Practical Example for the UK Market
Let's work through a realistic example using typical UK lending conditions. Suppose you want to borrow £25,000 to consolidate credit card debt. Your bank offers you a personal loan at 5.5% annual interest over 5 years (60 months).
Calculation:
P = £25,000
Annual rate = 5.5%, so monthly rate (r) = 5.5% ÷ 12 = 0.458% = 0.00458
n = 60 months
Using the formula:
M = 25000 × [0.00458(1.00458)^60] / [(1.00458)^60 - 1]
M = 25000 × [0.00458 × 1.3157] / [0.3157]
M = 25000 × 0.01914
M ≈ £478.50 per month
Over 60 months, you'll pay £478.50 × 60 = £28,710 total. This means £3,710 goes to interest charges—the lender's profit for lending you money. Understanding this breakdown helps you decide if the loan is worth the cost or if you should explore alternatives.
Key Factors Affecting Your Loan Cost
Interest Rate: Even small differences in your interest rate dramatically impact the total cost. A 1% difference on a £25,000 loan over 5 years adds approximately £1,300 to your interest payments. Shop around with different lenders and consider your credit score, as better credit typically qualifies for lower rates.
Loan Term Length: Extending your loan term from 5 years to 7 years lowers your monthly payment but increases total interest significantly. Conversely, shorter terms mean higher monthly payments but substantially less interest paid overall. The calculator makes it easy to compare different scenarios.
Principal Amount: Borrow only what you genuinely need. Many people overestimate their required loan amount, resulting in paying interest on unnecessary funds. If you need £20,000, taking a £25,000 loan means paying interest on £5,000 you don't use.
Common Mistakes to Avoid
Ignoring the APR Representation: Some lenders advertise interest rates that don't include all fees. Always look for the Annual Percentage Rate (APR), which includes arrangement fees, administration charges, and other costs. The APR gives you the true borrowing cost.
Only Considering Monthly Payment: A low monthly payment might seem attractive, but if it extends over a long period, you'll pay far more interest overall. Always examine total interest cost alongside the monthly figure.
Not Checking for Early Repayment Penalties: Some loans charge penalties if you pay them off early. If you think you might settle the loan sooner, verify the terms beforehand. Paying off a personal loan early can save thousands in interest.
Overlooking Your Credit Score Impact: Applying for multiple loans in quick succession can lower your credit score temporarily. Make your comparison research first, then apply once. Hard inquiries from multiple lenders in a short window typically get treated as one inquiry if done within 14-45 days, depending on the credit reference agency.
Tips for Getting the Best Loan Deal
Improve Your Credit Score First: If possible, delay your application and spend 2-3 months improving your credit score by paying bills on time and reducing existing debt. This can drop your interest rate by 1-3 percentage points, saving substantial money.

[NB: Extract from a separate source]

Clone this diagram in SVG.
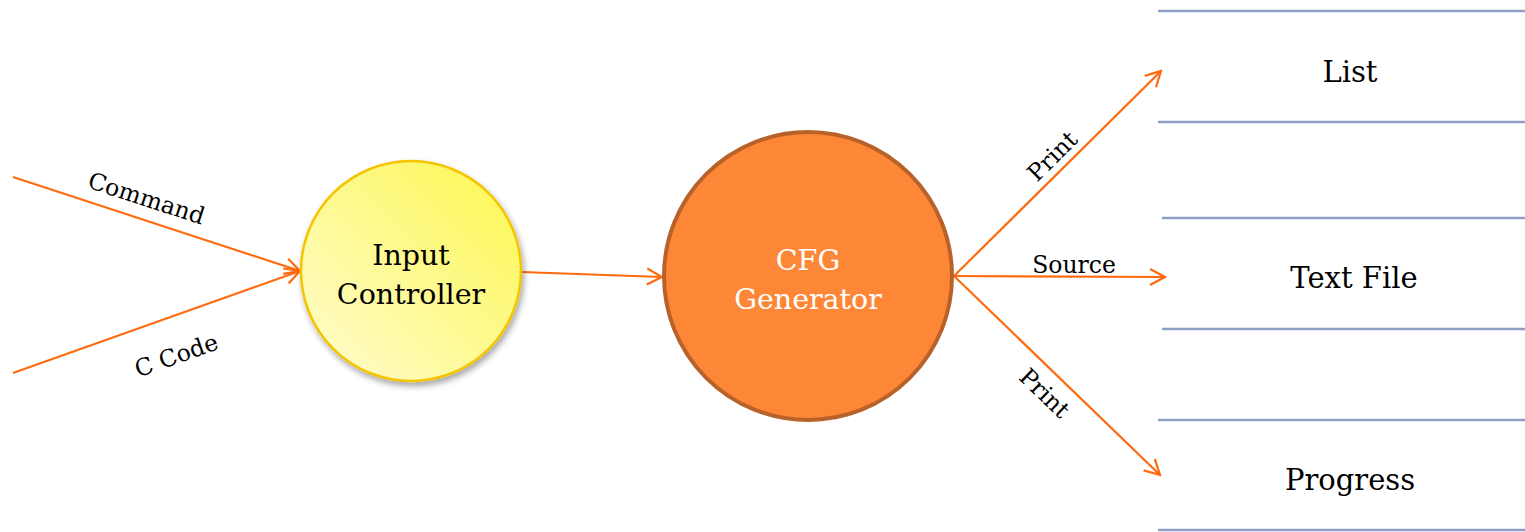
<svg xmlns="http://www.w3.org/2000/svg" width="1525" height="532" viewBox="0 0 1525 532">
<style>
.t{font-family:"DejaVu Serif","Liberation Serif",serif;fill:#000;text-anchor:middle}
.lbl{font-size:23.5px}
.node{font-size:28.5px}
.store{font-size:29px}
.c{stroke:#ff6a0e;stroke-width:2.2;fill:none}
.sl{stroke:#8fa0c4;stroke-width:2.5}
</style>
<defs>
<marker id="ah" viewBox="0 0 20 20" refX="18" refY="10" markerWidth="20" markerHeight="20" markerUnits="userSpaceOnUse" orient="auto">
<path d="M3,2 L18,10 L3,18" fill="none" stroke="#ff6a0e" stroke-width="2.2"/>
</marker>
<linearGradient id="yg" x1="0.15" y1="0.9" x2="0.9" y2="0.15">
<stop offset="0" stop-color="#fffbc2"/>
<stop offset="1" stop-color="#fdf85e"/>
</linearGradient>
<filter id="sh" x="-20%" y="-20%" width="140%" height="140%">
<feGaussianBlur in="SourceAlpha" stdDeviation="3"/>
<feOffset dx="2" dy="4"/>
<feComponentTransfer><feFuncA type="linear" slope="0.35"/></feComponentTransfer>
<feMerge><feMergeNode/><feMergeNode in="SourceGraphic"/></feMerge>
</filter>
</defs>
<g id="connectors">
<line class="c" x1="13" y1="177" x2="300" y2="271" marker-end="url(#ah)"/>
<line class="c" x1="13" y1="373" x2="300" y2="271" marker-end="url(#ah)"/>
<line class="c" x1="521" y1="272" x2="662" y2="277" marker-end="url(#ah)"/>
<line class="c" x1="954" y1="276" x2="1161" y2="71" marker-end="url(#ah)"/>
<line class="c" x1="954" y1="276" x2="1165" y2="277" marker-end="url(#ah)"/>
<line class="c" x1="954" y1="276" x2="1160" y2="475" marker-end="url(#ah)"/>
<text class="t lbl" transform="translate(144,206) rotate(18)">Command</text>
<text class="t lbl" transform="translate(179,363) rotate(-19.5)">C Code</text>
<text class="t lbl" transform="translate(1058,162) rotate(-44.7)">Print</text>
<text class="t lbl" x="1074" y="273">Source</text>
<text class="t lbl" transform="translate(1039,399) rotate(44)">Print</text>
</g>
<g id="input-controller">
<circle cx="411" cy="271" r="110" fill="url(#yg)" stroke="#f5c400" stroke-width="2.5" filter="url(#sh)"/>
<text class="t node" x="411" y="265">Input</text>
<text class="t node" x="411" y="304">Controller</text>
</g>
<g id="cfg-generator">
<circle cx="808" cy="276" r="144" fill="#fd8737" stroke="#b8622a" stroke-width="4"/>
<text class="t node" x="808" y="270" style="fill:#fff">CFG</text>
<text class="t node" x="808" y="309" style="fill:#fff">Generator</text>
</g>
<g id="list">
<line class="sl" x1="1158" y1="11" x2="1525" y2="11"/>
<line class="sl" x1="1158" y1="122" x2="1525" y2="122"/>
<text class="t store" x="1350" y="82">List</text>
</g>
<g id="text-file">
<line class="sl" x1="1162" y1="218" x2="1525" y2="218"/>
<line class="sl" x1="1162" y1="329" x2="1525" y2="329"/>
<text class="t store" x="1354" y="288">Text File</text>
</g>
<g id="progress">
<line class="sl" x1="1158" y1="420" x2="1525" y2="420"/>
<line class="sl" x1="1158" y1="530" x2="1525" y2="530"/>
<text class="t store" x="1350" y="490">Progress</text>
</g>
</svg>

Consider a Guarantor: If your credit is poor, a creditworthy guarantor can help you access better rates. However, remember that the guarantor assumes liability if you can't pay.
Use This Calculator for Comparison: Test different scenarios—various amounts, rates, and terms—to understand the true cost of different loan offers. What seems like a better deal might actually cost you more in the long run.
Look at the Overall Cost, Not Just Rate: A lender offering 5% with £200 in fees might cost more than one offering 5.2% with £50 in fees. The calculator helps you focus on the actual payment and total interest cost, which matters most.
Check for Special Offers: Many banks offer discounted rates for existing customers or for certain purposes. A consolidation loan from your current bank might come with a better rate than applying to a new lender.
When Is a Personal Loan the Right Choice?
Personal loans work well for consolidating high-interest debt (like credit cards charging 18-25% interest), financing major expenses when you don't have savings, or bridging a temporary cash flow gap. They're less suitable if you're borrowing at a higher interest rate than you could achieve through other means, or if you're uncertain about your ability to maintain monthly payments.
Use this calculator as part of your decision-making process. If the total interest cost seems too high, consider alternatives: saving for the purchase, exploring 0% balance transfer credit cards for debt consolidation, or negotiating with creditors for payment plans.